╭─ Source data

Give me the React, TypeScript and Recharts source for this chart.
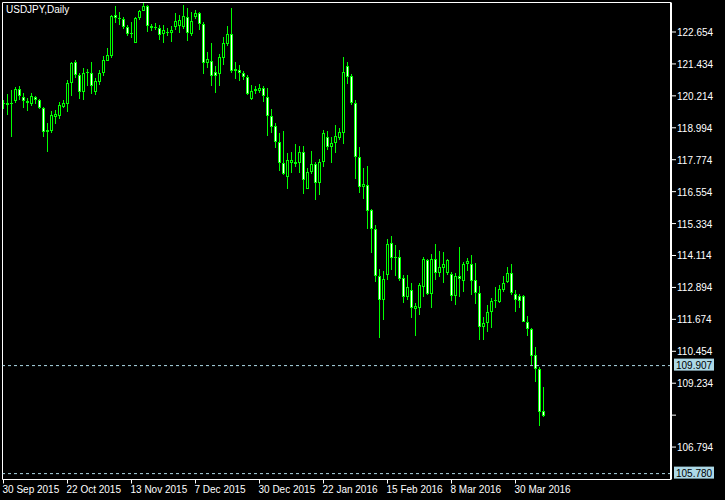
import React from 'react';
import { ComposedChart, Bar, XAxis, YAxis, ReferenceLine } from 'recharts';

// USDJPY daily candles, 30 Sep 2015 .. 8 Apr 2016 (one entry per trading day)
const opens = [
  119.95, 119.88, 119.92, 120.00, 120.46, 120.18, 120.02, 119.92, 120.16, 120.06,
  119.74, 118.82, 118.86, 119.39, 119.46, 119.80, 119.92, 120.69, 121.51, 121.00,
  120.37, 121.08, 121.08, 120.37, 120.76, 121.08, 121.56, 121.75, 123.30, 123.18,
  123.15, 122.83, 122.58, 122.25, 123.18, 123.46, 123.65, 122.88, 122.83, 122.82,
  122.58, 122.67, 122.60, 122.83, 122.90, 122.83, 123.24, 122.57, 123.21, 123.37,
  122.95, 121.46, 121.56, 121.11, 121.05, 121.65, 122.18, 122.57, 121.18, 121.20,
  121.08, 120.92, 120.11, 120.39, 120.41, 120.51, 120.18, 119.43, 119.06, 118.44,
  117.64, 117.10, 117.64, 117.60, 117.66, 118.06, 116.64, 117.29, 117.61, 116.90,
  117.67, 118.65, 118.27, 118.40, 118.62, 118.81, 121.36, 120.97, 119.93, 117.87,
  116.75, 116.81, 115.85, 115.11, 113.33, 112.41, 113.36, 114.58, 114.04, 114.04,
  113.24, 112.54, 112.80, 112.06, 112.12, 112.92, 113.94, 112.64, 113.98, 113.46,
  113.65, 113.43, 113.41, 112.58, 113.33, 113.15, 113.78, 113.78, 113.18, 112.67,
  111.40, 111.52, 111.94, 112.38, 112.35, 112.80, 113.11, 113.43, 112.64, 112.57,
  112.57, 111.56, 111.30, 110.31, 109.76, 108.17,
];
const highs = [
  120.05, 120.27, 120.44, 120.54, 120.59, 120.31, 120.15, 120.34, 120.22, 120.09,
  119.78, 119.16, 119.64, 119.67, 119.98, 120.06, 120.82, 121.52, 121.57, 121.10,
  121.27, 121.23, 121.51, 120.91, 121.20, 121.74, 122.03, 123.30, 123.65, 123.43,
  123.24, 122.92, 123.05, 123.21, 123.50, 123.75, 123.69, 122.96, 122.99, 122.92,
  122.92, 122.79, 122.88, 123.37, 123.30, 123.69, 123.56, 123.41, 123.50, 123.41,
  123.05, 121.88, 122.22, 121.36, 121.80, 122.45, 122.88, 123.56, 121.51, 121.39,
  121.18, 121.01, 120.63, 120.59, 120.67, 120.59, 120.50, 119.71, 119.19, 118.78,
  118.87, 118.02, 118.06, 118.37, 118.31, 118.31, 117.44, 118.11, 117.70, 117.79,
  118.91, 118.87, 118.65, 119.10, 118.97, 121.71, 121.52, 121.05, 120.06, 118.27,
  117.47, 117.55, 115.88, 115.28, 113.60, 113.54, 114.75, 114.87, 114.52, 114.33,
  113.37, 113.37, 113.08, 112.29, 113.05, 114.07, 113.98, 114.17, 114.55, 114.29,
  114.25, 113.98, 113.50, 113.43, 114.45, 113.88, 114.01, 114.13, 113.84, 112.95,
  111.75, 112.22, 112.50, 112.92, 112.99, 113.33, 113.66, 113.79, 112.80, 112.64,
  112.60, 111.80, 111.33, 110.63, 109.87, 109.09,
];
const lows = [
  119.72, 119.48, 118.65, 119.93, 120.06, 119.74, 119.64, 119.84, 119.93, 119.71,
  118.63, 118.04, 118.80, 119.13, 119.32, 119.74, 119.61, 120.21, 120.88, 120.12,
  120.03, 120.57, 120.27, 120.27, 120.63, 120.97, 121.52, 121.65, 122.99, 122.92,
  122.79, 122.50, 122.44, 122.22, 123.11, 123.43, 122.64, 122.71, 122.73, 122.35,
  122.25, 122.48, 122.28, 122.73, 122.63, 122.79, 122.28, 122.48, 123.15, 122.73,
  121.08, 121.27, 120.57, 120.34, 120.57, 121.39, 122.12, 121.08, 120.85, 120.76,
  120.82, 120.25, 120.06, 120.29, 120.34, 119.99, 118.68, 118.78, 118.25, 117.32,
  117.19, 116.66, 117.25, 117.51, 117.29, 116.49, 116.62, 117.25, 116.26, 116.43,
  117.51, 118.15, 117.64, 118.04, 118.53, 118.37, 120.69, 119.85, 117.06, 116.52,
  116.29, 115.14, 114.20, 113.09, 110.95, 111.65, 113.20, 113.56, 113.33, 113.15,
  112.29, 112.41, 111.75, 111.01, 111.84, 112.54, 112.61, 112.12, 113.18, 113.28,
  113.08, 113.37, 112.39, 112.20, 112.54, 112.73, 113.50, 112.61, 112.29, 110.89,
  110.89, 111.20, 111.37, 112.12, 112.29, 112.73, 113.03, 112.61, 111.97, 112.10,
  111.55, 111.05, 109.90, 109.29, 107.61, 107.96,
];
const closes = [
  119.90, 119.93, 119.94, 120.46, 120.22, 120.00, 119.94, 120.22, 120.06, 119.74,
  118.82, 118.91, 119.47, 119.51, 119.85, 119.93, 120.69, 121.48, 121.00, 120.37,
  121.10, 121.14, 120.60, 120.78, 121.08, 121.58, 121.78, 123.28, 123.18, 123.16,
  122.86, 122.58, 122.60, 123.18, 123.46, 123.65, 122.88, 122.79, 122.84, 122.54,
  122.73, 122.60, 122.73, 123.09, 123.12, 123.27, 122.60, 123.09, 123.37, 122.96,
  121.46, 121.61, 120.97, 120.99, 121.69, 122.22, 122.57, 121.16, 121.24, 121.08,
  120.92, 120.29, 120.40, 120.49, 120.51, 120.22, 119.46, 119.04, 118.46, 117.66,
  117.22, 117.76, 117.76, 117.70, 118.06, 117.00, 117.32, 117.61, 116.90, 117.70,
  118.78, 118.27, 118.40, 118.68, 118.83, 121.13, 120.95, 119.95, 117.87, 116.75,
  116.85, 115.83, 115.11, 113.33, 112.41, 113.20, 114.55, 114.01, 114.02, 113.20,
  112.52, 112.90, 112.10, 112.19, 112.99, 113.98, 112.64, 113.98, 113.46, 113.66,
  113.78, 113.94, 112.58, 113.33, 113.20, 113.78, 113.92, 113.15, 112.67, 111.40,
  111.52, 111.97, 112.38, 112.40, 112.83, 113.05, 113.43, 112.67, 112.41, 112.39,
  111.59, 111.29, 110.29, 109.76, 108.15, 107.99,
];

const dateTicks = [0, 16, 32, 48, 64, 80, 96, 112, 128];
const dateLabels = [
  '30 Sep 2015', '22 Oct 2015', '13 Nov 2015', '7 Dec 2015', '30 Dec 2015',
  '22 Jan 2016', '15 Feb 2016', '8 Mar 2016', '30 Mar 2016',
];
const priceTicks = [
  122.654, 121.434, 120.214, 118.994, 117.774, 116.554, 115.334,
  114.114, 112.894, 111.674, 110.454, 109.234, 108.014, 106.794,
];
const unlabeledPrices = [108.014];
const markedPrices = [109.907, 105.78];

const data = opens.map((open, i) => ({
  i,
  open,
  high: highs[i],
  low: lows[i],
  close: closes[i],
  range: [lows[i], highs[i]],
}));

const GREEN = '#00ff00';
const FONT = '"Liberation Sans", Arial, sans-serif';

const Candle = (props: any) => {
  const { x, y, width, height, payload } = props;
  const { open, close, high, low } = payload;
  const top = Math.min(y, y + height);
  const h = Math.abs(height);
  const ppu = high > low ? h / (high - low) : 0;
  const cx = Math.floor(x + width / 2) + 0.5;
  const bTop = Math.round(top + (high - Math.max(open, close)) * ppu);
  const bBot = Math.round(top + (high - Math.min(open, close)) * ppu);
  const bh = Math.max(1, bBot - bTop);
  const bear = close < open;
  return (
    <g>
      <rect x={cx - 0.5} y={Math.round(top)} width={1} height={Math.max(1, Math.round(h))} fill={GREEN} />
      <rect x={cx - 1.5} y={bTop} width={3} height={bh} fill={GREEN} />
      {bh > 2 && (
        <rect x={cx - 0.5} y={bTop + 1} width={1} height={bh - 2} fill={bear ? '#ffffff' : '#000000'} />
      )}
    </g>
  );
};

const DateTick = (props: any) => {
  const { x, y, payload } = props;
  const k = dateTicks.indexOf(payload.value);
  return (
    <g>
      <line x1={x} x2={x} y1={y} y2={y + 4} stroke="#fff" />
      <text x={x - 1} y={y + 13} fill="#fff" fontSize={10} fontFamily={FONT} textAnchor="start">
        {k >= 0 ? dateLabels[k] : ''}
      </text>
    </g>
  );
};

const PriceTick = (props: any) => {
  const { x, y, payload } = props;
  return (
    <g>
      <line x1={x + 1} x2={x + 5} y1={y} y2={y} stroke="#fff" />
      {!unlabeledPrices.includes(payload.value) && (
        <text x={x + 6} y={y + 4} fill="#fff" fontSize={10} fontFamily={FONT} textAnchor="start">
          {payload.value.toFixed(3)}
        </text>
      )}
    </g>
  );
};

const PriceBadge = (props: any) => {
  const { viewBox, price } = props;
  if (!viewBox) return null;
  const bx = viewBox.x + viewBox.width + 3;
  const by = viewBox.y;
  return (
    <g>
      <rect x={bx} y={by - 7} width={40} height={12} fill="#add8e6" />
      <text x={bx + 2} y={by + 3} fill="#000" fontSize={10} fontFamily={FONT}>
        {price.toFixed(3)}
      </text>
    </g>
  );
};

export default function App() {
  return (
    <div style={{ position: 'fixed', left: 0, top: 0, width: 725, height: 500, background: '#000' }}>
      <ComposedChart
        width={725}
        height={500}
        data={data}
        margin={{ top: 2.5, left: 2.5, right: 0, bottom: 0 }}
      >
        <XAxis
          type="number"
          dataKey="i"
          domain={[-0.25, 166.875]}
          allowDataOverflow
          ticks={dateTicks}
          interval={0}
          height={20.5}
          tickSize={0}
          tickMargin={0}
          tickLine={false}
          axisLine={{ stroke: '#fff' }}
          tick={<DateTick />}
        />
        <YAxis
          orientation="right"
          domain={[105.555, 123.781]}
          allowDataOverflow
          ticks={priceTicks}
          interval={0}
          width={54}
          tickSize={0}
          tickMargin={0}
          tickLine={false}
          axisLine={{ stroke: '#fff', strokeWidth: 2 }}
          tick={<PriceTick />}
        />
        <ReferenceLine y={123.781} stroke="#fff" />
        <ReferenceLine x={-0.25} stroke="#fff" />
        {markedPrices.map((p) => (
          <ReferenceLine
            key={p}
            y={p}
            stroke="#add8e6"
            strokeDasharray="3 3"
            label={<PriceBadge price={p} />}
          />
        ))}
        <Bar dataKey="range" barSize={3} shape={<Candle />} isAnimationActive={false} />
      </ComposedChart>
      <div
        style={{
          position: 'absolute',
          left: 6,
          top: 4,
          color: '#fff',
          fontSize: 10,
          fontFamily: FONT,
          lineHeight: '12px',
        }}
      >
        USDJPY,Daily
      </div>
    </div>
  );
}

╰─

The lines from the top of the data above through the one holding "XAxis, YAxis, ReferenceLine" are to be repeated exactly, and only those, with no pictures.

Give me the React, TypeScript and Recharts source for this chart.
import React from 'react';
import { ComposedChart, Bar, XAxis, YAxis, ReferenceLine } from 'recharts';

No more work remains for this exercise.